Originally, these models were developed as extreme weather models that didn’t include the effects of climate change. But recently they have been augmented to include climate change. The basic models didn’t change; rather, some aspect of the model or input was modified for the effects of climate change. For example, in a hurricane catastrophe model, the starting sea surface temperature could be raised, since higher sea surface temperatures produce stronger hurricanes. To take another example, in a flood model the input rain water could be increased to correspond to increased precipitation from climate change. Increasing the rain input will make the flood, and thus building damage, more severe.

Climate enhanced catastrophe models are offered by vendors and consulting companies for use in insurance company and bank climate risk management programs. For example, S&P offers a complete suite of climate enhanced catastrophe models to its financial services clients.

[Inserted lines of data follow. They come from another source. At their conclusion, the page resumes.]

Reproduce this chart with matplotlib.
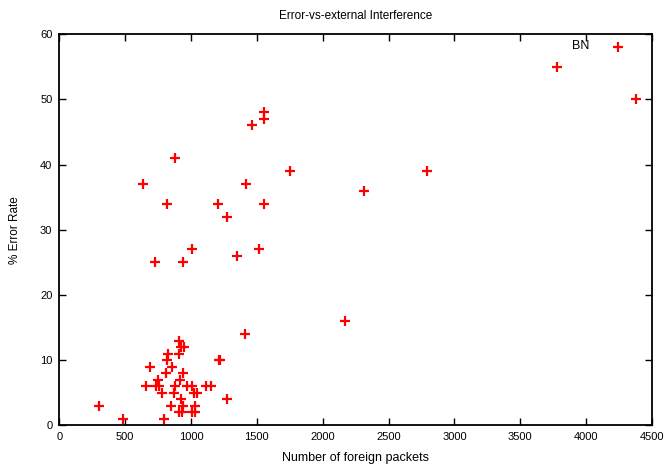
import matplotlib
matplotlib.use("Agg")
import matplotlib.pyplot as plt

# Number of foreign packets vs. % error rate
packets = [
    4242, 3776, 4376, 1557, 1553, 1459, 878, 1753, 2795, 633, 1418, 2316,
    820, 1203, 1555, 1276, 1010, 1519, 1347, 726, 941, 2171, 1406,
    909, 921, 947, 827, 909, 815, 1210, 1221, 688, 853, 937, 807, 916, 752,
    658, 734, 759, 876, 972, 1005, 1114, 1154, 779, 871, 1023, 1043, 1276,
    921, 845, 941, 1033, 300, 906, 932, 1008, 1033, 792, 480,
]
error_rate = [
    58, 55, 50, 48, 47, 46, 41, 39, 39, 37, 37, 36,
    34, 34, 34, 32, 27, 27, 26, 25, 25, 16, 14,
    13, 12, 12, 11, 11, 10, 10, 10, 9, 9, 8, 8, 7, 7,
    6, 6, 6, 6, 6, 6, 6, 6, 5, 5, 5, 5, 4,
    4, 3, 3, 3, 3, 2, 2, 2, 2, 1, 1,
]
x_ticks = [0, 500, 1000, 1500, 2000, 2500, 3000, 3500, 4000, 4500]
y_ticks = [0, 10, 20, 30, 40, 50, 60]

plt.rcParams["font.family"] = ["Liberation Sans", "DejaVu Sans"]

fig = plt.figure(figsize=(6.67, 4.68), dpi=100)
ax = fig.add_axes([0.089, 0.091, 0.8885, 0.836])

ax.plot(packets, error_rate, linestyle="None", marker="+", color="red",
        markersize=7, markeredgewidth=1.6, clip_on=False)

ax.text(3958, 58.2, "BN", ha="center", va="center", fontsize=9)

ax.set_xlim(0, 4500)
ax.set_ylim(0, 60)
ax.set_xticks(x_ticks)
ax.set_yticks(y_ticks)
ax.tick_params(direction="in", top=True, right=True, length=5, width=1,
               labelsize=8, pad=5)
for s in ax.spines.values():
    s.set_linewidth(1.3)

ax.set_title("Error-vs-external Interference", fontsize=8.5, pad=11)
ax.set_xlabel("Number of foreign packets", fontsize=9, labelpad=7)
ax.set_ylabel("% Error Rate", fontsize=8.5, labelpad=14)

fig.savefig("out.png", dpi=100)
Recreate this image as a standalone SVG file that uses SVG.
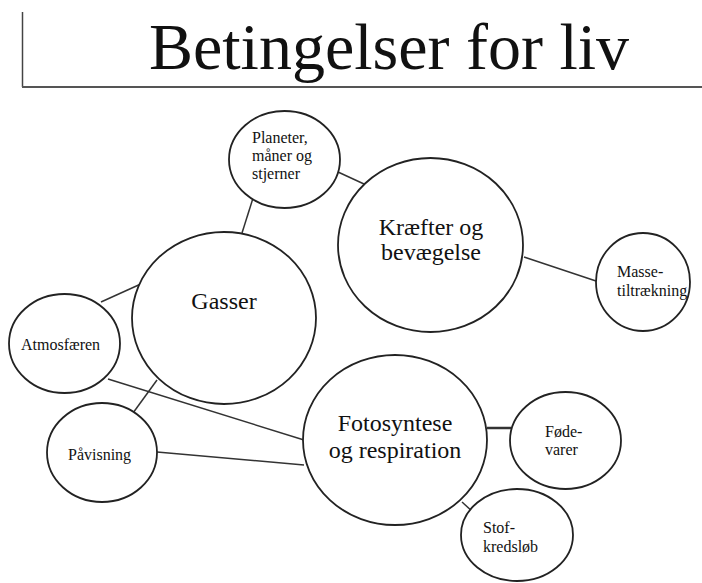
<svg xmlns="http://www.w3.org/2000/svg" width="702" height="583" viewBox="0 0 702 583">
<style>
.n{fill:#fff;stroke:#222;stroke-width:1.8}
.c line{stroke:#333;stroke-width:1.5}
text{font-family:"Liberation Serif","Times New Roman",serif;fill:#111}
.big{font-size:24px;text-anchor:middle}
.sm{font-size:16px}
</style>
<rect width="702" height="583" fill="#fff"/>
<g id="title">
<line x1="22.5" y1="12" x2="22.5" y2="87" stroke="#444" stroke-width="1.5"/>
<line x1="22" y1="87" x2="702" y2="87" stroke="#555" stroke-width="2"/>
<text x="389" y="69" font-size="66" text-anchor="middle">Betingelser for liv</text>
</g>
<g class="c" id="connectors">
<line x1="338" y1="172" x2="364" y2="184"/>
<line x1="254" y1="195" x2="242" y2="233"/>
<line x1="524" y1="257" x2="596" y2="281"/>
<line x1="101" y1="302" x2="143" y2="283"/>
<line x1="108" y1="379" x2="304" y2="440"/>
<line x1="157" y1="380" x2="133" y2="413"/>
<line x1="157" y1="452" x2="304" y2="465"/>
<line x1="487" y1="428" x2="511" y2="428" style="stroke-width:2.5"/>
<line x1="462" y1="502" x2="474" y2="513"/>
</g>
<g id="planeter">
<ellipse class="n" cx="284.5" cy="159.5" rx="55.5" ry="48.5"/>
<text class="sm" x="252" y="143">Planeter,</text>
<text class="sm" x="252" y="161">måner og</text>
<text class="sm" x="252" y="179">stjerner</text>
</g>
<g id="kraefter">
<ellipse class="n" cx="430.5" cy="245" rx="92.5" ry="87"/>
<text class="big" x="431" y="235">Kræfter og</text>
<text class="big" x="431" y="260">bevægelse</text>
</g>
<g id="masse">
<ellipse class="n" cx="643" cy="282" rx="47" ry="49"/>
<text class="sm" x="617" y="277">Masse-</text>
<text class="sm" x="617" y="296">tiltrækning</text>
</g>
<g id="gasser">
<ellipse class="n" cx="224" cy="318" rx="92" ry="86"/>
<text class="big" x="224" y="309">Gasser</text>
</g>
<g id="atmosfaeren">
<ellipse class="n" cx="64.5" cy="343.5" rx="55.5" ry="49.5"/>
<text class="sm" x="21" y="350">Atmosfæren</text>
</g>
<g id="paavisning">
<ellipse class="n" cx="102" cy="452.5" rx="55" ry="49.5"/>
<text class="sm" x="68" y="460">Påvisning</text>
</g>
<g id="fotosyntese">
<ellipse class="n" cx="395" cy="440" rx="92" ry="85"/>
<text class="big" x="395" y="431">Fotosyntese</text>
<text class="big" x="395" y="458">og respiration</text>
</g>
<g id="foedevarer">
<ellipse class="n" cx="565.5" cy="440.5" rx="55.5" ry="48.5"/>
<text class="sm" x="545" y="437">Føde-</text>
<text class="sm" x="545" y="455">varer</text>
</g>
<g id="stofkredsloeb">
<ellipse class="n" cx="517" cy="535" rx="56" ry="46"/>
<text class="sm" x="483" y="533">Stof-</text>
<text class="sm" x="483" y="552">kredsløb</text>
</g>
</svg>
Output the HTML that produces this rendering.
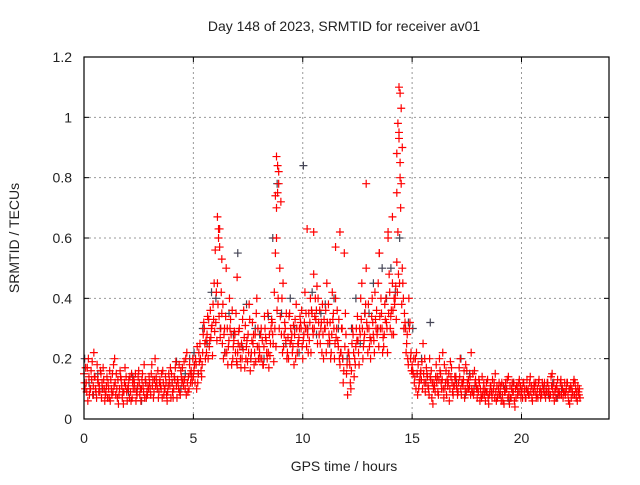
<!DOCTYPE html>
<html><head><meta charset="utf-8"><style>
body{margin:0;background:#fff}
svg text{font-family:"Liberation Sans",sans-serif;fill:#222}
</style></head><body>
<svg id="chart" width="640" height="480" viewBox="0 0 640 480">
<rect width="640" height="480" fill="#fff"/>
<text x="344" y="31" font-size="14" text-anchor="middle">Day 148 of 2023, SRMTID for receiver av01</text>
<text x="344" y="471" font-size="14" text-anchor="middle">GPS time / hours</text>
<text transform="translate(19,238) rotate(-90)" font-size="14" text-anchor="middle">SRMTID / TECUs</text>
<g id="grid"></g>
<g id="ticks"></g>
<g id="grey"></g>
<g id="red"></g>
<rect x="84" y="57" width="525" height="362" fill="none" stroke="#000" stroke-width="1.2"/>
</svg>
<script>
const xTicks=[0,5,10,15,20];
const yTicks=[0,0.2,0.4,0.6,0.8,1,1.2];
const yTickLabels=["0","0.2","0.4","0.6","0.8","1","1.2"];
const redHours=[0,1,2,3,4,5,6,7,8,9,10,11,12,13,14,15,16,17,18,19,20,21,22];
const redValsA=[
[0.15,0.12,0.2,0.1,0.08,0.14,0.18,0.11,0.07,0.13],
[0.09,0.12,0.06,0.15,0.2,0.1,0.08,0.13,0.05,0.11],
[0.1,0.14,0.07,0.12,0.09,0.16,0.06,0.11,0.13,0.08],
[0.12,0.18,0.09,0.14,0.07,0.11,0.16,0.1,0.06,0.13],
[0.15,0.1,0.19,0.12,0.08,0.17,0.13,0.22,0.1,0.16],
[0.14,0.2,0.12,0.25,0.18,0.3,0.22,0.33,0.27,0.38],
[0.56,0.45,0.63,0.35,0.28,0.5,0.24,0.33,0.2,0.28],
[0.18,0.3,0.25,0.36,0.2,0.28,0.16,0.32,0.22,0.4],
[0.24,0.3,0.18,0.27,0.35,0.21,0.32,0.42,0.6,0.82],
[0.72,0.45,0.3,0.22,0.35,0.28,0.18,0.38,0.25,0.32],
[0.2,0.42,0.3,0.26,0.36,0.48,0.33,0.4,0.25,0.38],
[0.3,0.45,0.28,0.22,0.35,0.4,0.26,0.18,0.3,0.55],
[0.15,0.22,0.1,0.28,0.18,0.34,0.3,0.45,0.26,0.5],
[0.38,0.2,0.32,0.42,0.28,0.55,0.35,0.24,0.4,0.6],
[0.3,0.45,0.38,0.52,0.95,0.78,0.4,0.3,0.2,0.32],
[0.18,0.12,0.22,0.1,0.16,0.25,0.09,0.14,0.2,0.07],
[0.12,0.18,0.08,0.15,0.22,0.1,0.13,0.06,0.17,0.11],
[0.14,0.09,0.2,0.12,0.07,0.16,0.1,0.22,0.08,0.13],
[0.1,0.06,0.14,0.08,0.12,0.05,0.11,0.09,0.15,0.07],
[0.08,0.12,0.05,0.1,0.14,0.07,0.09,0.04,0.11,0.13],
[0.09,0.12,0.07,0.1,0.14,0.06,0.11,0.08,0.13,0.09],
[0.1,0.07,0.12,0.08,0.15,0.06,0.11,0.09,0.13,0.07],
[0.08,0.12,0.05,0.1,0.13,0.07,0.09]];
const redValsB=[
[0.1,0.17,0.08,0.13,0.22,0.09,0.12,0.16,0.1,0.06],
[0.14,0.07,0.1,0.18,0.08,0.13,0.16,0.07,0.12,0.09],
[0.13,0.06,0.1,0.15,0.11,0.08,0.13,0.18,0.07,0.1],
[0.08,0.13,0.2,0.1,0.12,0.15,0.08,0.12,0.11,0.17],
[0.09,0.13,0.07,0.18,0.14,0.11,0.2,0.09,0.15,0.12],
[0.18,0.1,0.22,0.16,0.28,0.2,0.34,0.26,0.31,0.45],
[0.42,0.6,0.3,0.38,0.22,0.3,0.4,0.18,0.26,0.35],
[0.25,0.2,0.33,0.17,0.26,0.38,0.22,0.28,0.19,0.3],
[0.2,0.26,0.34,0.22,0.17,0.3,0.25,0.55,0.75,0.5],
[0.4,0.28,0.35,0.2,0.3,0.24,0.33,0.22,0.3,0.36],
[0.28,0.35,0.22,0.4,0.3,0.34,0.44,0.28,0.32,0.2],
[0.36,0.25,0.32,0.42,0.2,0.3,0.33,0.22,0.12,0.35],
[0.08,0.18,0.25,0.14,0.3,0.22,0.4,0.2,0.35,0.3],
[0.24,0.34,0.26,0.3,0.45,0.3,0.22,0.38,0.3,0.48],
[0.36,0.28,0.44,0.62,0.85,0.5,0.35,0.25,0.4,0.22],
[0.15,0.2,0.08,0.13,0.19,0.12,0.17,0.1,0.13,0.05],
[0.09,0.14,0.2,0.1,0.07,0.16,0.12,0.19,0.09,0.14],
[0.1,0.17,0.08,0.13,0.18,0.1,0.14,0.09,0.16,0.1],
[0.13,0.08,0.1,0.06,0.13,0.09,0.07,0.12,0.06,0.1],
[0.11,0.06,0.09,0.13,0.05,0.1,0.12,0.07,0.09,0.11],
[0.07,0.1,0.13,0.08,0.11,0.09,0.12,0.07,0.1,0.12],
[0.12,0.09,0.1,0.14,0.08,0.1,0.13,0.08,0.11,0.09],
[0.1,0.06,0.11,0.08,0.12,0.06,0.1]];
const redValsC=[
[0.12,0.09,0.14,0.16,0.11,0.1,0.13,0.09,0.12,0.1],
[0.11,0.1,0.13,0.09,0.12,0.07,0.1,0.11,0.09,0.14],
[0.11,0.09,0.12,0.1,0.08,0.12,0.1,0.09,0.12,0.11],
[0.1,0.11,0.13,0.12,0.09,0.1,0.12,0.14,0.09,0.11],
[0.12,0.14,0.11,0.1,0.16,0.13,0.1,0.12,0.18,0.14],
[0.16,0.18,0.15,0.2,0.22,0.25,0.28,0.24,0.3,0.33],
[0.32,0.38,0.27,0.25,0.3,0.22,0.26,0.28,0.24,0.22],
[0.22,0.24,0.2,0.27,0.24,0.22,0.2,0.25,0.28,0.24],
[0.22,0.2,0.24,0.26,0.22,0.25,0.28,0.3,0.36,0.3],
[0.28,0.24,0.26,0.27,0.25,0.22,0.28,0.3,0.27,0.3],
[0.26,0.3,0.28,0.32,0.35,0.3,0.36,0.32,0.3,0.28],
[0.3,0.32,0.26,0.28,0.3,0.27,0.24,0.22,0.2,0.24],
[0.18,0.2,0.16,0.22,0.24,0.26,0.28,0.3,0.28,0.32],
[0.3,0.26,0.28,0.33,0.3,0.34,0.3,0.28,0.32,0.35],
[0.34,0.36,0.4,0.42,0.45,0.38,0.3,0.22,0.18,0.2],
[0.16,0.14,0.15,0.12,0.13,0.15,0.12,0.11,0.14,0.12],
[0.11,0.12,0.13,0.12,0.1,0.12,0.11,0.1,0.12,0.11],
[0.11,0.12,0.1,0.11,0.1,0.12,0.11,0.1,0.09,0.11],
[0.09,0.1,0.08,0.1,0.09,0.08,0.09,0.1,0.09,0.08],
[0.09,0.08,0.09,0.1,0.08,0.07,0.09,0.1,0.08,0.09],
[0.1,0.09,0.1,0.08,0.09,0.1,0.09,0.1,0.09,0.08],
[0.09,0.1,0.09,0.08,0.1,0.09,0.1,0.09,0.08,0.09],
[0.09,0.08,0.1,0.09,0.08,0.09,0.08]];
const redValsD=[
[0.17,0.06,0.1,0.19,0.14,0.07,0.09,0.15,0.17,0.08],
[0.07,0.16,0.08,0.11,0.15,0.05,0.14,0.09,0.17,0.06],
[0.07,0.15,0.13,0.06,0.14,0.1,0.15,0.07,0.09,0.14],
[0.15,0.07,0.11,0.16,0.13,0.07,0.1,0.08,0.15,0.07],
[0.07,0.17,0.13,0.09,0.12,0.19,0.08,0.14,0.12,0.2],
[0.12,0.24,0.19,0.14,0.32,0.26,0.2,0.36,0.21,0.29],
[0.26,0.34,0.42,0.2,0.34,0.18,0.3,0.36,0.29,0.19],
[0.29,0.17,0.23,0.31,0.19,0.33,0.26,0.18,0.35,0.2],
[0.28,0.18,0.3,0.2,0.28,0.33,0.19,0.24,0.4,0.34],
[0.22,0.32,0.2,0.34,0.26,0.31,0.2,0.25,0.34,0.24],
[0.32,0.24,0.35,0.22,0.28,0.4,0.25,0.36,0.22,0.33],
[0.22,0.38,0.2,0.33,0.25,0.36,0.2,0.3,0.16,0.28],
[0.22,0.12,0.3,0.2,0.26,0.18,0.33,0.24,0.38,0.22],
[0.27,0.4,0.22,0.36,0.24,0.4,0.27,0.33,0.22,0.42],
[0.28,0.4,0.33,0.48,0.7,0.45,0.32,0.28,0.3,0.16],
[0.2,0.1,0.18,0.15,0.1,0.2,0.15,0.08,0.16,0.1],
[0.14,0.09,0.16,0.13,0.18,0.08,0.15,0.14,0.08,0.13],
[0.08,0.14,0.12,0.16,0.09,0.13,0.08,0.15,0.12,0.07],
[0.12,0.07,0.12,0.09,0.07,0.11,0.13,0.07,0.11,0.12],
[0.06,0.11,0.12,0.07,0.11,0.12,0.06,0.11,0.12,0.07],
[0.12,0.07,0.09,0.12,0.07,0.12,0.07,0.12,0.07,0.11],
[0.08,0.12,0.07,0.11,0.12,0.07,0.08,0.12,0.1,0.12],
[0.12,0.1,0.07,0.12,0.1,0.11,0.07]];
const spikeT=[6.1,6.15,6.2,8.8,8.85,8.9,8.75,8.8,10.2,11.7,12.9,14.4,14.45,14.5,14.35,14.4,14.3,14.45,14.3,14.1,13.5,11.5,10.5,6.3,7.0,13.9,14.55];
const spikeV=[0.67,0.63,0.57,0.87,0.84,0.78,0.74,0.7,0.63,0.62,0.78,1.1,1.08,1.03,0.98,0.93,0.88,0.8,0.75,0.67,0.55,0.57,0.62,0.53,0.47,0.62,0.9];
const greyHours=[0,2,4,5,6,7,8,9,10,11,12,13,14,15,17,19,21];
const greyVals=[
[0.2,0.12,0.08,0.15,0.1],
[0.09,0.14,0.1,0.06,0.12],
[0.12,0.19,0.1,0.15,0.2],
[0.22,0.15,0.3,0.25,0.42],
[0.4,0.3,0.22,0.35,0.28],
[0.55,0.24,0.38,0.2,0.3],
[0.28,0.2,0.34,0.6,0.78],
[0.35,0.25,0.4,0.3,0.22],
[0.84,0.3,0.42,0.28,0.35],
[0.38,0.25,0.4,0.3,0.2],
[0.2,0.3,0.4,0.25,0.35],
[0.35,0.45,0.3,0.5,0.4],
[0.5,0.42,0.6,0.3,0.32],
[0.3,0.15,0.2,0.12,0.32],
[0.12,0.2,0.08,0.15,0.1],
[0.08,0.1,0.06,0.12,0.09],
[0.1,0.08,0.12,0.07,0.1]];
const X0=84,X1=609,Y0=419,Y1=57,XMAX=24,YMAX=1.2;
function xs(t){return X0+(X1-X0)*t/XMAX;}
function ys(v){return Y0-(Y0-Y1)*v/YMAX;}
const NS="http://www.w3.org/2000/svg";
function mk(tag,attrs,parent){const e=document.createElementNS(NS,tag);for(const k in attrs)e.setAttribute(k,attrs[k]);parent.appendChild(e);return e;}
const grid=document.getElementById('grid'),ticks=document.getElementById('ticks');
xTicks.forEach(t=>{
 const x=xs(t);
 if(t>0){const g=mk('line',{x1:x,x2:x,y1:Y1,y2:Y0,stroke:'#999','stroke-dasharray':'2,3'},grid);
 
 }
 mk('line',{x1:x,x2:x,y1:Y0,y2:Y0-5,stroke:'#000'},ticks);
 mk('line',{x1:x,x2:x,y1:Y1,y2:Y1+5,stroke:'#000'},ticks);
 const l=mk('text',{x:x,y:443,'font-size':14,'text-anchor':'middle'},ticks);l.textContent=t;
 
 
});
yTicks.forEach((v,i)=>{
 const y=ys(v);
 if(v>0&&v<YMAX){const g=mk('line',{x1:X0,x2:X1,y1:y,y2:y,stroke:'#999','stroke-dasharray':'2,3'},grid);
 
 }
 mk('line',{x1:X0,x2:X0+5,y1:y,y2:y,stroke:'#000'},ticks);
 mk('line',{x1:X1,x2:X1-5,y1:y,y2:y,stroke:'#000'},ticks);
 const l=mk('text',{x:72,y:y+5,'font-size':14,'text-anchor':'end'},ticks);l.textContent=yTickLabels[i];
 
 
});
function plus(g,t,v,c,name){
 const x=xs(t),y=ys(v);
 const p=mk('path',{d:`M${x-4},${y}h8M${x},${y-4}v8`,stroke:c,'stroke-width':1.2},g);
 
 
}
const grey=document.getElementById('grey'),red=document.getElementById('red');
greyHours.forEach((h,i)=>greyVals[i].forEach((v,k)=>plus(grey,h+k*0.2+0.03,v,'#445','grey-point')));
redHours.forEach((h,i)=>{
 redValsA[i].forEach((v,k)=>plus(red,h+k*0.1,v,'#f00','red-point'));
 redValsB[i].forEach((v,k)=>plus(red,h+k*0.1+0.05,v,'#f00','red-point'));
 redValsC[i].forEach((v,k)=>plus(red,h+k*0.1+0.025,v,'#f00','red-point'));
 redValsD[i].forEach((v,k)=>plus(red,h+k*0.1+0.075,v,'#f00','red-point'));
});
spikeT.forEach((t,i)=>plus(red,t,spikeV[i],'#f00','red-point'));
</script>
</body></html>
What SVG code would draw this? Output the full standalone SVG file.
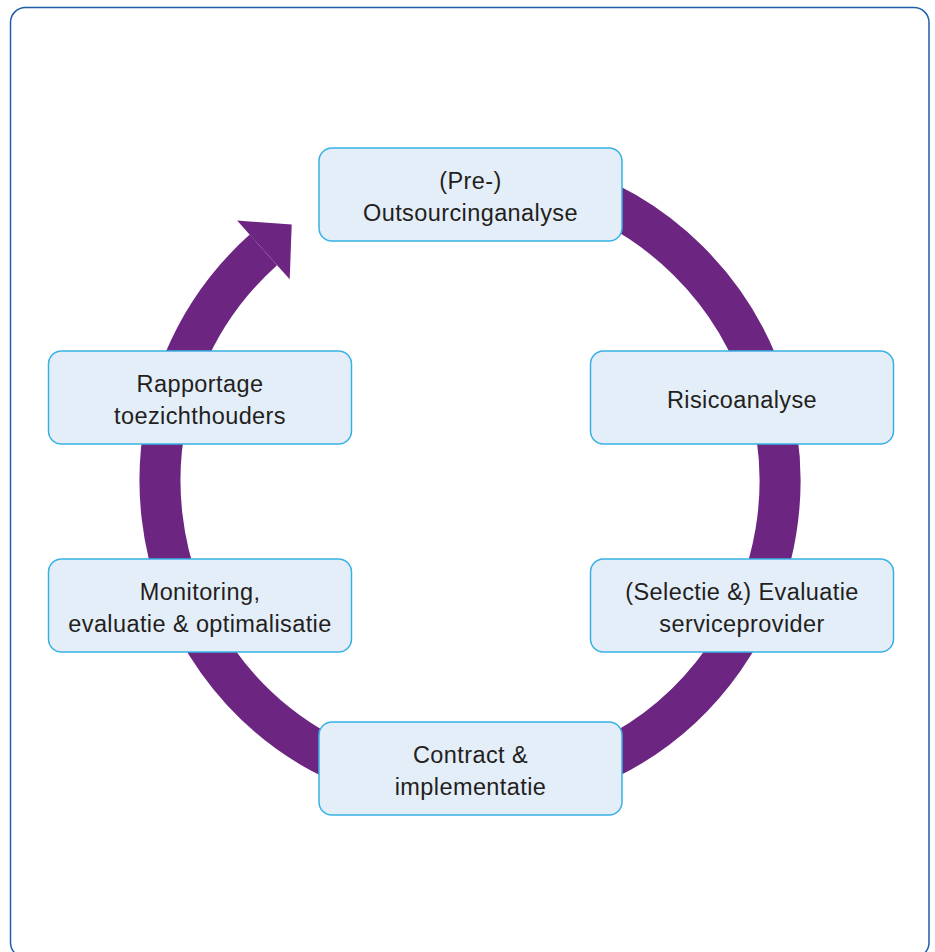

It’s only a matter of time before climate catastrophe models start to show up in the courtroom. An updated climate reference guide should cover them.

Summary

The necessary changes and additions I’ve outlined in this post are too extensive to be addressed by simply editing the current reference guide. The climate reference guide needs to be completely re-written. To recap, an updated climate reference guide for judges should

• eliminate reliance on the IPCC and its ratings

• correct statistical mistakes and fallacies

• include a balanced discussion of the issues surrounding admissibility of climate science evidence

• discuss climate economics and econometrics and emphasize the importance of independently replicating and validating that evidence

• include a full discussion of climate enhanced catastrophe models.

If NASEM doesn’t update the climate guide in the Reference Manual on Scientific Evidence, I hope this 5-part series can serve as an alternative guide and resource.